Instructions for the task: Pictures in the data should be dropped; transcribe exactly the lines from the one that has "Rebuild this diagram" through the one that has "(8,12) rectangle (1108,548);".

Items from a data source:

····················

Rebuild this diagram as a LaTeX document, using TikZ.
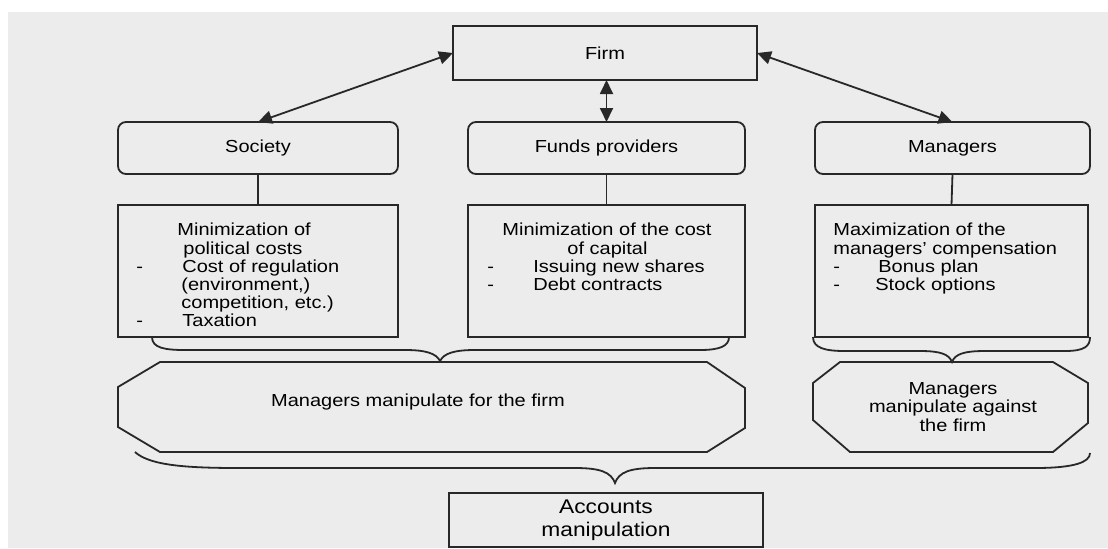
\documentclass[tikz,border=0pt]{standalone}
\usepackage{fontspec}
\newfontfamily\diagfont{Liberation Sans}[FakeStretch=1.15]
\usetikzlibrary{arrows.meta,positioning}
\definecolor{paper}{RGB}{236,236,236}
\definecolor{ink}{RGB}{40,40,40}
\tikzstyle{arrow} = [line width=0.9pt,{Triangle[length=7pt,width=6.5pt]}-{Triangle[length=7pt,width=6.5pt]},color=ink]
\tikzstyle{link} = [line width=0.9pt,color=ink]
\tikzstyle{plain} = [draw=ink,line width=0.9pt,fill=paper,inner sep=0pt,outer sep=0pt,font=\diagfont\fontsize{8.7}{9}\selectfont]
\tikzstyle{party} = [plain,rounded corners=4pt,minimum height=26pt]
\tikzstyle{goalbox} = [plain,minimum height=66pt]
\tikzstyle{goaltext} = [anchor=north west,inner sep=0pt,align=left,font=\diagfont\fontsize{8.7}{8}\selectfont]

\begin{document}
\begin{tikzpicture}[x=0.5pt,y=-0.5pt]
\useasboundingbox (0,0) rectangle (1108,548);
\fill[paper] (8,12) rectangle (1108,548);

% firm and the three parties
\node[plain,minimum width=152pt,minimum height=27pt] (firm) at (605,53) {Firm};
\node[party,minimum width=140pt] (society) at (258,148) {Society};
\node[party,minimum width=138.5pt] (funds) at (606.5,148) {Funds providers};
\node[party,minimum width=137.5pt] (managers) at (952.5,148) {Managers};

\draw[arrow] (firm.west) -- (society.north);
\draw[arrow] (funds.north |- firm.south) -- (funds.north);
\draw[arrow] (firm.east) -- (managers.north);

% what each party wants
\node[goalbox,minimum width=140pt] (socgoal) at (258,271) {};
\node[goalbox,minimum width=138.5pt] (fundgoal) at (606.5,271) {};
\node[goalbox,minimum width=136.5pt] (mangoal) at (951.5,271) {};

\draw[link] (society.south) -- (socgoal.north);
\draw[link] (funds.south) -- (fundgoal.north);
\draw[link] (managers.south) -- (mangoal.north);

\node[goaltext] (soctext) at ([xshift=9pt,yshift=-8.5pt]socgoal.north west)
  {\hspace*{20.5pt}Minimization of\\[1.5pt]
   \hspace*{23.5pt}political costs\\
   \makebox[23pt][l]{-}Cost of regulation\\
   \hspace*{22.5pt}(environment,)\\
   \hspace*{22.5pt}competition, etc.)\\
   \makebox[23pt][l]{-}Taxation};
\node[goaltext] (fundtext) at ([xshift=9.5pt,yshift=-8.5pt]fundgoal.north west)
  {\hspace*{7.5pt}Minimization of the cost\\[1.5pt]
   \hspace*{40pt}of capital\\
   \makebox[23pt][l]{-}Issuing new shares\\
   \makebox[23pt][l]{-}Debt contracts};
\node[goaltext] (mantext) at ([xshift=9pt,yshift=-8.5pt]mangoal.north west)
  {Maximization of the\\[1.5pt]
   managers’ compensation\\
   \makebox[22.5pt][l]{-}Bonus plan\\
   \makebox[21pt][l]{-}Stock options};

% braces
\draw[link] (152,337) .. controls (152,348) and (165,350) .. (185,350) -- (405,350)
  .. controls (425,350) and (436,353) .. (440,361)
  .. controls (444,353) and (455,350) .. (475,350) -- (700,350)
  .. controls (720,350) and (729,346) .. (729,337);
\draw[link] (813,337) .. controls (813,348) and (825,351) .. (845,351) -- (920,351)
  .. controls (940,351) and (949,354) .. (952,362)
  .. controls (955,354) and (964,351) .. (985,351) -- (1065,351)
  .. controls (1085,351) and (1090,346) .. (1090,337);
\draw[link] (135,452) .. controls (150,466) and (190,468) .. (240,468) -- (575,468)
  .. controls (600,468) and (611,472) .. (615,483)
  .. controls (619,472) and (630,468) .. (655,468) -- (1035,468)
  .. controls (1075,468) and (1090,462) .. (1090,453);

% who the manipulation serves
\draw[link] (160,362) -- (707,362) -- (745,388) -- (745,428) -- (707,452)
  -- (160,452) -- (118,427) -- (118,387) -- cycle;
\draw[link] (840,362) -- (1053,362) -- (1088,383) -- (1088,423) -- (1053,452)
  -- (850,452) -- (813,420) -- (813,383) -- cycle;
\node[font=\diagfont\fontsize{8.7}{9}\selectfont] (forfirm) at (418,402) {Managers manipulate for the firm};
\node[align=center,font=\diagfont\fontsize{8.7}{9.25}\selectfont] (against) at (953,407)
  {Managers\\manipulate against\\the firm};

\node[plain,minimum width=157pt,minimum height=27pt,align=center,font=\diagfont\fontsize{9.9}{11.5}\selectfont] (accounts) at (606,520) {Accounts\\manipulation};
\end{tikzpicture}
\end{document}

····················

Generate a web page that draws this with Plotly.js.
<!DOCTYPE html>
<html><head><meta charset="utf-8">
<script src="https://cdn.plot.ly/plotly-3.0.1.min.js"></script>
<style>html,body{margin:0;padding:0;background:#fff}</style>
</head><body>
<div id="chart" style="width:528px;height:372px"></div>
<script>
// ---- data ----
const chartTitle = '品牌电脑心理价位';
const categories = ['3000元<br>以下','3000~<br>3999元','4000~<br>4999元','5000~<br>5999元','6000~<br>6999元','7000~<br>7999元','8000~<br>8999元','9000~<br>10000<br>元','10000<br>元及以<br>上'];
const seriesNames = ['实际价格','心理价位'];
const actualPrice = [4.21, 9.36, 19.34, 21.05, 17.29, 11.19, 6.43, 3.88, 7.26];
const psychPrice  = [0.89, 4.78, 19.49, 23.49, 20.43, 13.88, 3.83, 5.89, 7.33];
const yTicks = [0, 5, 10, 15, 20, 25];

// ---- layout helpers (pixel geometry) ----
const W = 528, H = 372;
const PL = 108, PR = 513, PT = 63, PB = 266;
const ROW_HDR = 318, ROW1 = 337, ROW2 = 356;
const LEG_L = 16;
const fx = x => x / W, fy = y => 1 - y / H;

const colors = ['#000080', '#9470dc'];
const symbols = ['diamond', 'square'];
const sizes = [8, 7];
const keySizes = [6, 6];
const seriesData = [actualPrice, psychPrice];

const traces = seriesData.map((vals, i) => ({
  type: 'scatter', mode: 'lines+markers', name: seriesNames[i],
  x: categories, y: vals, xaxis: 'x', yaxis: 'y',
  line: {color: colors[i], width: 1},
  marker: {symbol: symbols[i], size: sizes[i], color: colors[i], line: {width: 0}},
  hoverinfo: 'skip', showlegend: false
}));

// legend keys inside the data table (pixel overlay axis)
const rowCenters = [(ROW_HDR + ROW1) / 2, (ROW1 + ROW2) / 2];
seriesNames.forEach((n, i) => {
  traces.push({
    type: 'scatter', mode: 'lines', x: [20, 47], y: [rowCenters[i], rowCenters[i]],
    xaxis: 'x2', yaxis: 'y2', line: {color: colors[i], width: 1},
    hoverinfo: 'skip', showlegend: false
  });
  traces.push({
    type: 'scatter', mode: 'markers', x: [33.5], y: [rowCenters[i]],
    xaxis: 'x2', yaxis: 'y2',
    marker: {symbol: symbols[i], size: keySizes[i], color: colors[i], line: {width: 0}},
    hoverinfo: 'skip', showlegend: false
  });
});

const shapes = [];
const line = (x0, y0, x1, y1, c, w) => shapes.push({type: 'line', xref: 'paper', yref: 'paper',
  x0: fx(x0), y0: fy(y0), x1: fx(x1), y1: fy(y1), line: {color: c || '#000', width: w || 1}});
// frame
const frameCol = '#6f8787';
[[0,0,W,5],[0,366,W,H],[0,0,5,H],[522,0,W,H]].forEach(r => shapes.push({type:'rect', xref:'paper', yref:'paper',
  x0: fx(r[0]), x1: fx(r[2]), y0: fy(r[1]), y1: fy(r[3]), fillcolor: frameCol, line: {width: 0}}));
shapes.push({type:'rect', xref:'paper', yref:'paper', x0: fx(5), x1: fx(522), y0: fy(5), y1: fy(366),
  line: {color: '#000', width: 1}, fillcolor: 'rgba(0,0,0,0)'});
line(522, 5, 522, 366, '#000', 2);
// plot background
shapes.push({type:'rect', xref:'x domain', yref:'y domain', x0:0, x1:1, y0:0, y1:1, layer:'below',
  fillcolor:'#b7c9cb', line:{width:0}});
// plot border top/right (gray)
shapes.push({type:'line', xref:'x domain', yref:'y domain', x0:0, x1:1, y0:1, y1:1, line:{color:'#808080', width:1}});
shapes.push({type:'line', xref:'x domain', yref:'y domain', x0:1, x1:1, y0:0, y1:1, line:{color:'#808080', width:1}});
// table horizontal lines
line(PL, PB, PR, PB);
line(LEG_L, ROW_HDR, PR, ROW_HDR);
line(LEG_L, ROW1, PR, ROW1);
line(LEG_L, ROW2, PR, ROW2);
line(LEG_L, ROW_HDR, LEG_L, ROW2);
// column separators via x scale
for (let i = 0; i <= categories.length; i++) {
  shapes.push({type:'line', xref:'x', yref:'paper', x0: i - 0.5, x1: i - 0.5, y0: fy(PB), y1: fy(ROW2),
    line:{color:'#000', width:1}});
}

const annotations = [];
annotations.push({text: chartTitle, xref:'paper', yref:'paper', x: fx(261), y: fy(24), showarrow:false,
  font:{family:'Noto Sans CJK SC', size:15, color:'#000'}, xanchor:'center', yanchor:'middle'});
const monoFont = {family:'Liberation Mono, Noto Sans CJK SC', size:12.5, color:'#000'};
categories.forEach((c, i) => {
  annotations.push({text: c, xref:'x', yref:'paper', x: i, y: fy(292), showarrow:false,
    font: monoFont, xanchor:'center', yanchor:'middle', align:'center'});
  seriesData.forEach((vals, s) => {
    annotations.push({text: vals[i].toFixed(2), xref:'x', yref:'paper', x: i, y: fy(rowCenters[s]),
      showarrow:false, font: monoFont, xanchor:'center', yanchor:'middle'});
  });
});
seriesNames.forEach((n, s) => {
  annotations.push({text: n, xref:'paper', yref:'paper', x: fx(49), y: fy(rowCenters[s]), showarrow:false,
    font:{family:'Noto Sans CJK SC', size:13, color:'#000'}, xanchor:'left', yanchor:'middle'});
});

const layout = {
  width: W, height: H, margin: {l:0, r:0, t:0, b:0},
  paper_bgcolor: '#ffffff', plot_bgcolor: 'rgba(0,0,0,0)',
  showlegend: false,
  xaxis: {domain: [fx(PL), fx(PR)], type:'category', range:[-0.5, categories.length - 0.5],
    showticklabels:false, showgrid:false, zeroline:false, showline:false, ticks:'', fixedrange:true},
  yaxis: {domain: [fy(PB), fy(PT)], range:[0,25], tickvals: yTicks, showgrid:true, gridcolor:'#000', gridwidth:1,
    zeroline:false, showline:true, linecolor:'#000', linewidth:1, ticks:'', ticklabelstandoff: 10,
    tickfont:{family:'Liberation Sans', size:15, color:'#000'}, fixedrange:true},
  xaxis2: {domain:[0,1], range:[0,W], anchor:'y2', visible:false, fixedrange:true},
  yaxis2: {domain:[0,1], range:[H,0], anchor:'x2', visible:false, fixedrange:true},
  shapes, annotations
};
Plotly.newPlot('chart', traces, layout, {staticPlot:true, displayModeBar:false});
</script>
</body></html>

····················

Exercise answer:
Rebuild this diagram as a LaTeX document, using TikZ.
\documentclass[tikz,border=0pt]{standalone}
\usepackage{fontspec}
\newfontfamily\diagfont{Liberation Sans}[FakeStretch=1.15]
\usetikzlibrary{arrows.meta,positioning}
\definecolor{paper}{RGB}{236,236,236}
\definecolor{ink}{RGB}{40,40,40}
\tikzstyle{arrow} = [line width=0.9pt,{Triangle[length=7pt,width=6.5pt]}-{Triangle[length=7pt,width=6.5pt]},color=ink]
\tikzstyle{link} = [line width=0.9pt,color=ink]
\tikzstyle{plain} = [draw=ink,line width=0.9pt,fill=paper,inner sep=0pt,outer sep=0pt,font=\diagfont\fontsize{8.7}{9}\selectfont]
\tikzstyle{party} = [plain,rounded corners=4pt,minimum height=26pt]
\tikzstyle{goalbox} = [plain,minimum height=66pt]
\tikzstyle{goaltext} = [anchor=north west,inner sep=0pt,align=left,font=\diagfont\fontsize{8.7}{8}\selectfont]

\begin{document}
\begin{tikzpicture}[x=0.5pt,y=-0.5pt]
\useasboundingbox (0,0) rectangle (1108,548);
\fill[paper] (8,12) rectangle (1108,548);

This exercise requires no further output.